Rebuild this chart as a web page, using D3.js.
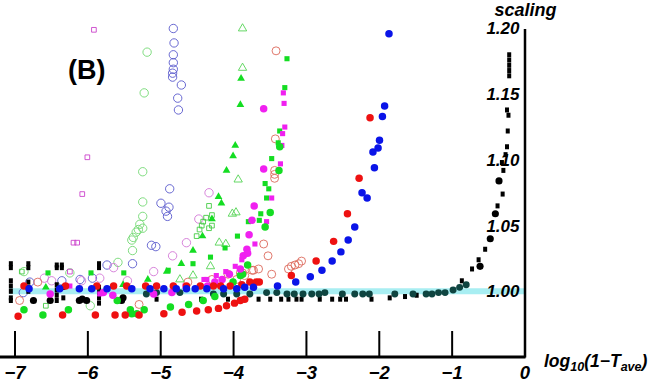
<!DOCTYPE html>
<html>
<head>
<meta charset="utf-8">
<script src="https://cdn.jsdelivr.net/npm/d3@7"></script>
<style>
  body { margin: 0; background: #fff; }
  svg text { font-family: "Liberation Sans", Arial, sans-serif; font-weight: bold; font-style: italic; }
</style>
</head>
<body>
<div id="chart"></div>
<script>
// x = log10(1 - T_ave), y = scaling
let xTicks = [-7, -6, -5, -4, -3, -2, -1, 0]
let yTicks = [1.00, 1.05, 1.10, 1.15, 1.20]

let blueFilled = [[-6.80,1.002],[-6.38,1.002],[-6.11,1.002],[-5.94,1.002],[-5.73,1.002],[-5.39,1.002],[-5.14,1.002],[-4.95,1.002],[-4.78,1.002],[-4.64,1.002],[-4.52,1.002],[-4.36,1.002],[-4.13,1.002],[-3.95,1.002],[-3.84,1.003],[-3.72,1.003],
  [-3.39,1.004],[-3.14,1.007],[-2.94,1.011],[-2.78,1.016],[-2.64,1.023],[-2.52,1.030],[-2.42,1.039],[-2.33,1.049],[-2.23,1.075],[-2.16,1.071],[-2.06,1.094],[-2.08,1.106],[-2.01,1.109],[-1.99,1.115],[-1.95,1.133],[-1.92,1.141],[-1.86,1.196]]

let redFilled = [[-6.87,1.004],[-6.30,1.004],[-5.87,1.004],[-5.64,1.004],[-5.46,1.004],[-5.20,1.004],[-5.05,1.004],[-4.82,1.004],[-4.64,1.004],[-4.45,1.004],[-4.27,1.004],[-4.17,1.004],[-4.04,1.004],[-3.88,1.005],[-3.77,1.007],[-3.68,1.007],[-3.64,1.007],
  [-6.95,0.981],[-6.34,0.982],[-5.89,0.982],[-5.62,0.982],[-5.48,0.982],[-5.29,0.982],[-4.95,0.983],[-4.70,0.984],[-4.50,0.985],[-4.34,0.986],[-4.20,0.987],[-4.09,0.989],[-3.98,0.991],[-3.90,0.993],[-3.84,0.994],
  [-3.20,1.012],[-2.86,1.023],[-2.62,1.038],[-2.43,1.059],[-2.27,1.086],[-2.12,1.132]]

let greenFilled = [[-6.87,0.986],[-6.61,0.982],[-6.26,0.986],[-5.59,0.993],[-5.41,0.986],[-5.39,0.983],[-5.32,0.983],[-5.22,0.986],[-4.86,0.988],[-4.61,0.990],[-4.41,0.993],[-4.25,0.996],[-4.00,1.007],[-3.90,1.012],[-3.87,1.013],[-3.80,1.020],[-3.56,1.049],[-3.49,1.060],[-3.37,1.092],[-3.36,1.110]]

let magentaFilled = [[-6.51,0.998],[-5.78,0.999],[-5.65,0.997],[-5.09,0.998],[-4.84,0.999],[-4.35,1.004],[-4.25,1.007],[-4.15,1.009],[-4.05,1.013],[-3.90,1.017],[-3.86,1.027],[-3.81,1.032],[-3.80,1.029],[-3.78,1.043],[-3.74,1.054],[-3.71,1.065],[-3.58,1.093],[-3.58,1.139]]

let magentaSquares = [[-6.24,1.004],[-5.83,0.998],[-4.66,1.004],[-4.40,1.009],[-4.36,1.009],[-4.23,1.012],[-4.10,1.015],[-3.97,1.019],[-3.88,1.024],[-3.70,1.036],[-3.54,1.053],[-3.47,1.071],[-3.35,1.097],[-3.33,1.111],[-3.32,1.120],[-3.29,1.125],[-3.30,1.143],[-3.31,1.151]]

let greenSquares = [[-6.54,1.014],[-5.95,1.014],[-5.50,1.014],[-4.89,1.016],[-4.55,1.021],[-4.31,1.026],[-4.11,1.033],[-3.94,1.042],[-3.79,1.053],[-3.64,1.054],[-3.62,1.059],[-3.54,1.071],[-3.51,1.078],[-3.56,1.082],[-3.47,1.101],[-3.38,1.113],[-3.36,1.122],[-3.29,1.155],[-3.26,1.177]]

let greenTriangles = [[-6.57,1.003],[-5.51,1.005],[-5.17,1.009],[-4.91,1.015],[-4.71,1.021],[-4.55,1.031],[-4.42,1.042],[-4.29,1.055],[-4.20,1.072],[-4.16,1.067],[-4.09,1.092],[-4.00,1.103],[-3.97,1.111],[-3.90,1.142],[-3.89,1.162]]

let greenOpenTriangles = [[-4.73,1.009],[-4.55,1.012],[-4.31,1.019],[-4.19,1.037],[-4.10,1.036],[-4.01,1.059],[-3.96,1.060],[-3.93,1.085],[-3.87,1.170],[-3.87,1.200]]

let greenOpenSquares = [[-6.90,1.015],[-6.57,0.989],[-4.50,1.042],[-4.46,1.047],[-4.43,1.050],[-4.41,1.053],[-4.37,1.056],[-4.33,1.048],[-4.29,1.050],[-4.29,1.058],[-4.33,1.065]]

let magentaOpenSquares = [[-5.91,1.199],[-6.00,1.102],[-6.07,1.074],[-6.19,1.037],[-6.14,1.037],[-6.24,1.015]]

let greenOpenCircles = [[-6.87,1.015],[-6.24,1.014],[-5.96,0.989],[-5.58,1.022],[-5.39,1.039],[-5.38,1.031],[-5.37,1.041],[-5.33,1.045],[-5.30,1.047],[-5.28,1.051],[-5.24,1.048],[-5.24,1.057],[-5.24,1.068],[-5.24,1.091],[-5.22,1.151],[-5.18,1.182]]

let blueOpenCircles = [[-6.88,0.999],[-6.79,1.007],[-6.35,1.008],[-6.10,1.009],[-5.93,1.010],[-5.73,1.020],[-5.38,1.021],[-5.12,1.035],[-5.06,1.034],[-4.99,1.067],[-4.92,1.061],[-4.90,1.057],[-4.88,1.064],[-4.87,1.078],[-4.75,1.138],[-4.76,1.147],[-4.71,1.157],[-4.83,1.163],[-4.83,1.166],[-4.82,1.169],[-4.82,1.174],[-4.82,1.180],[-4.81,1.189],[-4.82,1.200]]

let magentaOpenCircles = [[-6.59,1.010],[-6.49,1.008],[-6.08,1.008],[-5.83,1.010],[-5.64,1.018],[-5.45,1.008],[-5.09,1.015],[-4.83,1.027],[-4.64,1.037],[-4.47,1.055],[-4.33,1.075]]

let salmonOpenCircles = [[-6.93,0.993],[-6.68,1.007],[-5.29,0.990],[-4.62,1.007],[-4.29,1.009],[-4.07,1.013],[-3.95,1.009],[-3.90,1.014],[-3.87,1.014],[-3.84,1.012],[-3.74,1.016],[-3.72,1.016],[-3.65,1.017],[-3.58,1.036],[-3.52,1.027],[-3.47,1.013],[-3.43,1.092],[-3.43,1.089],[-3.43,1.086],[-3.42,1.116],[-3.41,1.183],[-3.24,1.017],[-3.20,1.019],[-3.15,1.020],[-3.10,1.021],[-3.06,1.023]]

let tealFilled = [[-5.19,0.998],[-5.05,0.999],[-4.73,0.999],[-4.27,0.998],[-4.13,0.998],[-3.95,0.998],[-3.77,0.998],[-3.54,0.999],[-3.40,0.999],[-3.26,0.998],[-3.16,0.998],[-3.04,0.998],[-2.92,0.998],[-2.82,0.998],[-2.74,0.999],[-2.50,0.998],[-2.33,0.998],[-2.22,0.998],[-2.13,0.998],[-1.78,0.998],[-1.53,0.998],[-1.35,0.998],[-1.27,0.998],[-1.18,0.999],[-1.09,0.999],[-0.98,1.001],[-0.89,1.003],[-0.80,1.005]]

let blackCircles = [[-6.74,0.993],[-6.51,0.993],[-6.11,0.993],[-6.07,0.994],[-6.01,0.993],[-5.53,0.993],[-5.51,0.995],[-0.61,1.019],[-0.47,1.040],[-0.40,1.059],[-0.35,1.084]]

let blackSquares = [[-7.05,1.021],[-7.05,1.018],[-7.05,1.008],[-7.05,1.004],[-7.05,1.000],[-7.05,0.995],[-7.05,0.993],
  [-6.81,1.021],[-6.81,1.018],[-6.81,1.007],[-6.81,1.003],[-6.81,1.000],
  [-6.42,1.020],[-6.42,1.018],[-6.35,1.020],[-6.35,1.018],[-6.42,1.005],[-6.42,1.001],[-6.42,0.997],[-6.42,0.993],[-6.33,1.003],[-6.33,0.995],
  [-5.84,1.021],[-5.84,1.018],[-5.84,1.003],[-5.84,0.999],[-5.84,0.995],[-5.84,0.991],
  [-5.05,0.994],[-4.44,0.994],[-4.07,0.994],[-3.86,0.994],[-3.65,0.994],[-3.49,0.994],[-3.34,0.994],[-3.24,0.994],[-3.13,0.994],[-3.06,0.994],[-2.81,0.994],[-2.64,0.994],[-2.53,0.994],[-2.45,0.994],[-2.10,0.994],[-1.85,0.995],[-1.64,0.996],[-1.48,0.997],
  [-0.86,1.008],[-0.72,1.017],[-0.63,1.024],[-0.54,1.032],[-0.37,1.065],[-0.30,1.074],[-0.29,1.092],[-0.31,1.098],[-0.26,1.104],[-0.24,1.110],[-0.23,1.122],[-0.22,1.134],[-0.24,1.138],
  [-0.21,1.164],[-0.21,1.168],[-0.21,1.172],[-0.21,1.176],[-0.21,1.180]]

var width = 653, height = 382

var svg = d3.select('#chart').append('svg')
    .attr('width', width)
    .attr('height', height)

var x = d3.scaleLinear().domain([-7, 0]).range([14.5, 524.5])
var y = d3.scaleLinear().domain([0.95, 1.20]).range([357, 28.5])

// cyan reference band at 1.00
svg.append('line')
    .attr('x1', 9).attr('x2', x(0))
    .attr('y1', y(1)).attr('y2', y(1))
    .attr('stroke', '#a8eef2')
    .attr('stroke-width', 6)

// x axis
var xAxis = svg.append('g')
    .attr('transform', 'translate(0,' + y(0.95) + ')')
    .call(d3.axisBottom(x).tickValues(xTicks).tickSize(-26).tickPadding(9).tickFormat(d3.format('d')))
xAxis.select('.domain').remove()
xAxis.selectAll('.tick line').attr('stroke', '#000').attr('stroke-width', 2)
xAxis.selectAll('.tick text').attr('font-size', 18.5).attr('fill', '#000')
    .style('font-family', '"Liberation Sans", Arial, sans-serif')
xAxis.append('line')
    .attr('x1', 0).attr('x2', x(0) + 1)
    .attr('stroke', '#000').attr('stroke-width', 3)

// y axis
var yAxis = svg.append('g')
    .attr('transform', 'translate(' + x(0) + ',0)')
    .call(d3.axisLeft(y).tickValues(yTicks).tickSize(0).tickPadding(5).tickFormat(d3.format('.2f')))
yAxis.select('.domain').attr('stroke', '#000').attr('stroke-width', 2.5)
yAxis.selectAll('.tick text').attr('font-size', 17).attr('fill', '#000')
    .style('font-family', '"Liberation Sans", Arial, sans-serif')

var plot = svg.append('g')

function drawSymbols(data, type, size, fill, stroke, sw) {
    plot.append('g').selectAll('path')
        .data(data)
        .enter()
        .append('path')
        .attr('transform', d => 'translate(' + x(d[0]) + ',' + y(d[1]) + ')')
        .attr('d', d3.symbol().type(type).size(size))
        .attr('fill', fill)
        .attr('stroke', stroke)
        .attr('stroke-width', sw)
}

// open markers first
drawSymbols(blueOpenCircles, d3.symbolCircle, 55, 'none', '#5858cc', 0.9)
drawSymbols(greenOpenCircles, d3.symbolCircle, 55, 'none', '#72d872', 0.9)
drawSymbols(magentaOpenCircles, d3.symbolCircle, 55, 'none', '#d276d6', 0.9)
drawSymbols(salmonOpenCircles, d3.symbolCircle, 50, 'none', '#dc6a5c', 0.9)
drawSymbols(greenOpenSquares, d3.symbolSquare, 22, 'none', '#44cc44', 0.9)
drawSymbols(magentaOpenSquares, d3.symbolSquare, 22, 'none', '#cc44cc', 0.9)
drawSymbols(greenOpenTriangles, d3.symbolTriangle, 30, 'none', '#55d455', 0.9)

// black squares drawn as small upright bars
plot.append('g').selectAll('rect')
    .data(blackSquares)
    .enter()
    .append('rect')
    .attr('x', d => x(d[0]) - 2)
    .attr('y', d => y(d[1]) - 2.5)
    .attr('width', 4)
    .attr('height', 5)
    .attr('fill', '#000')

drawSymbols(tealFilled, d3.symbolCircle, 38, '#0f4541', 'none', 0)
drawSymbols(blackCircles, d3.symbolCircle, 40, '#000', 'none', 0)
drawSymbols(greenTriangles, d3.symbolTriangle, 26, '#14dd22', 'none', 0)
drawSymbols(greenSquares, d3.symbolSquare, 26, '#14dd22', 'none', 0)
drawSymbols(magentaSquares, d3.symbolSquare, 26, '#f020f0', 'none', 0)
drawSymbols(greenFilled, d3.symbolCircle, 44, '#14dd22', 'none', 0)
drawSymbols(magentaFilled, d3.symbolCircle, 44, '#f020f0', 'none', 0)
drawSymbols(redFilled, d3.symbolCircle, 44, '#ee1111', 'none', 0)
drawSymbols(blueFilled, d3.symbolCircle, 44, '#0a14e8', 'none', 0)

// labels
svg.append('text')
    .attr('x', 68).attr('y', 79)
    .style('font-style', 'normal')
    .attr('font-size', 27)
    .text('(B)')

svg.append('text')
    .attr('x', x(0) + 1).attr('y', 16)
    .attr('text-anchor', 'middle')
    .attr('font-size', 18)
    .text('scaling')

var xl = svg.append('text')
    .attr('x', 544).attr('y', 367)
    .attr('font-size', 17.5)
xl.append('tspan').text('log')
xl.append('tspan').attr('dy', 4).attr('font-size', 12.5).text('10')
xl.append('tspan').attr('dy', -4).text('(1\u2212T')
xl.append('tspan').attr('dy', 4).attr('font-size', 12.5).text('ave')
xl.append('tspan').attr('dy', -4).text(')')
</script>
</body>
</html>
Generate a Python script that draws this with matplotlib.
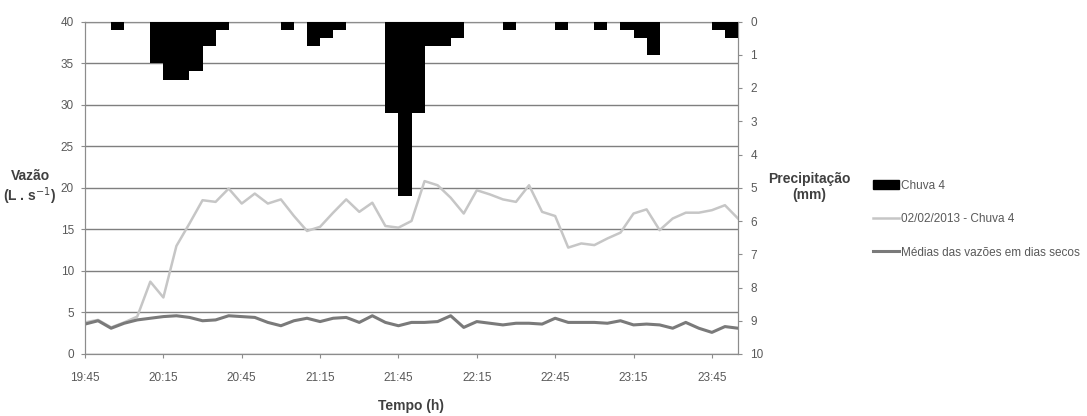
import numpy as np
import matplotlib.pyplot as plt
from matplotlib.patches import Patch
from matplotlib.lines import Line2D

plt.rcParams['font.family'] = ['Liberation Sans Narrow', 'Liberation Sans', 'DejaVu Sans']

# time in minutes after 19:45, 5-min steps
t = np.arange(0, 255, 5)

vazao_chuva = [3.8, 4.1, 3.2, 3.8, 4.5, 8.7, 6.8, 13.0, 15.7, 18.5,
               18.3, 19.9, 18.1, 19.3, 18.1, 18.6, 16.6, 14.8, 15.3, 17.0,
               18.6, 17.1, 18.2, 15.4, 15.2, 16.0, 20.8, 20.3, 18.8, 16.9,
               19.7, 19.2, 18.6, 18.3, 20.3, 17.1, 16.6, 12.8, 13.3, 13.1,
               13.9, 14.6, 16.9, 17.4, 14.9, 16.3, 17.0, 17.0, 17.3, 17.9,
               16.3]

vazao_seco = [3.6, 4.0, 3.1, 3.7, 4.1, 4.3, 4.5, 4.6, 4.4, 4.0,
              4.1, 4.6, 4.5, 4.4, 3.8, 3.4, 4.0, 4.3, 3.9, 4.3,
              4.4, 3.8, 4.6, 3.8, 3.4, 3.8, 3.8, 3.9, 4.6, 3.2,
              3.9, 3.7, 3.5, 3.7, 3.7, 3.6, 4.3, 3.8, 3.8, 3.8,
              3.7, 4.0, 3.5, 3.6, 3.5, 3.1, 3.8, 3.1, 2.6, 3.3,
              3.1]

# rain bars: start minute (after 19:45) and depth in mm
chuva_t = [10, 25, 30, 35, 40, 45, 50, 75, 85, 90, 95,
           115, 120, 125, 130, 135, 140, 160, 180, 195, 205, 210, 215, 240, 245]
chuva_mm = [0.25, 1.25, 1.75, 1.75, 1.5, 0.75, 0.25, 0.25, 0.75, 0.5, 0.25,
            2.75, 5.25, 2.75, 0.75, 0.75, 0.5, 0.25, 0.25, 0.25, 0.25, 0.5, 1.0, 0.25, 0.5]

xticks = np.arange(0, 250, 30)
xlabels = ["19:45", "20:15", "20:45", "21:15", "21:45", "22:15", "22:45", "23:15", "23:45"]

grey_txt = "#595959"
axis_c = "#8c8c8c"

fig = plt.figure(figsize=(10.87, 4.16), dpi=100)
ax = fig.add_axes([85/1087, 62/416, 653/1087, 332.5/416])

ax.plot(t, vazao_chuva, color="#c6c6c6", lw=1.8, zorder=3)
ax.plot(t, vazao_seco, color="#7a7a7a", lw=2.2, zorder=4)

ax.set_xlim(0, 250)
ax.set_ylim(0, 40)
ax.set_yticks(np.arange(0, 41, 5))
ax.set_xticks(xticks)
ax.set_xticklabels(xlabels)
ax.yaxis.grid(True, color="#7f7f7f", lw=1.0)
ax.set_axisbelow(True)
for s in ax.spines.values():
    s.set_color(axis_c)
ax.tick_params(axis="both", colors=axis_c, labelcolor=grey_txt, labelsize=8.5, length=3)
ax.tick_params(axis="x", pad=10)
ax.tick_params(axis="y", pad=5)

ax2 = ax.twinx()
ax2.bar(chuva_t, chuva_mm, width=5, align="edge", color="black", zorder=5)
ax2.set_ylim(10, 0)
ax2.set_yticks(np.arange(0, 11, 1))
ax2.tick_params(axis="y", colors=axis_c, labelcolor=grey_txt, labelsize=8.5, length=3, pad=6)
for s in ax2.spines.values():
    s.set_color(axis_c)

fig.text(30/1087, 1 - 188/416, "Vazão\n(L . s$^{-1}$)", ha="center", va="center",
         fontsize=10, fontweight="bold", color="#404040", linespacing=1.15)
fig.text(809/1087, 1 - 187/416, "Precipitação\n(mm)", ha="center", va="center",
         fontsize=10, fontweight="bold", color="#404040", linespacing=1.15)
fig.text(411/1087, 1 - 406/416, "Tempo (h)", ha="center", va="center",
         fontsize=10, fontweight="bold", color="#404040")

handles = [Patch(facecolor="black", edgecolor="black"),
           Line2D([], [], color="#c6c6c6", lw=1.8),
           Line2D([], [], color="#7a7a7a", lw=2.2)]
labels = ["Chuva 4", "02/02/2013 - Chuva 4", "Médias das vazões em dias secos"]
leg = fig.legend(handles, labels, loc="upper left", bbox_to_anchor=(873/1087, 1 - 180/416),
                 frameon=False, fontsize=8.5, handlelength=2.2, handleheight=0.8,
                 handletextpad=0.2, labelspacing=1.8, borderpad=0, borderaxespad=0)
for txt in leg.get_texts():
    txt.set_color(grey_txt)

fig.savefig("out.png", dpi=100)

(What this task involves)
Pictures are not part of the copy. Write out only the lines from the one containing "Generate a Python" through the one containing "1.0, 0.25, 0.5]", exactly as they stand, both included.

(Exercise response)
Generate a Python script that draws this with matplotlib.
import numpy as np
import matplotlib.pyplot as plt
from matplotlib.patches import Patch
from matplotlib.lines import Line2D

plt.rcParams['font.family'] = ['Liberation Sans Narrow', 'Liberation Sans', 'DejaVu Sans']

# time in minutes after 19:45, 5-min steps
t = np.arange(0, 255, 5)

vazao_chuva = [3.8, 4.1, 3.2, 3.8, 4.5, 8.7, 6.8, 13.0, 15.7, 18.5,
               18.3, 19.9, 18.1, 19.3, 18.1, 18.6, 16.6, 14.8, 15.3, 17.0,
               18.6, 17.1, 18.2, 15.4, 15.2, 16.0, 20.8, 20.3, 18.8, 16.9,
               19.7, 19.2, 18.6, 18.3, 20.3, 17.1, 16.6, 12.8, 13.3, 13.1,
               13.9, 14.6, 16.9, 17.4, 14.9, 16.3, 17.0, 17.0, 17.3, 17.9,
               16.3]

vazao_seco = [3.6, 4.0, 3.1, 3.7, 4.1, 4.3, 4.5, 4.6, 4.4, 4.0,
              4.1, 4.6, 4.5, 4.4, 3.8, 3.4, 4.0, 4.3, 3.9, 4.3,
              4.4, 3.8, 4.6, 3.8, 3.4, 3.8, 3.8, 3.9, 4.6, 3.2,
              3.9, 3.7, 3.5, 3.7, 3.7, 3.6, 4.3, 3.8, 3.8, 3.8,
              3.7, 4.0, 3.5, 3.6, 3.5, 3.1, 3.8, 3.1, 2.6, 3.3,
              3.1]

# rain bars: start minute (after 19:45) and depth in mm
chuva_t = [10, 25, 30, 35, 40, 45, 50, 75, 85, 90, 95,
           115, 120, 125, 130, 135, 140, 160, 180, 195, 205, 210, 215, 240, 245]
chuva_mm = [0.25, 1.25, 1.75, 1.75, 1.5, 0.75, 0.25, 0.25, 0.75, 0.5, 0.25,
            2.75, 5.25, 2.75, 0.75, 0.75, 0.5, 0.25, 0.25, 0.25, 0.25, 0.5, 1.0, 0.25, 0.5]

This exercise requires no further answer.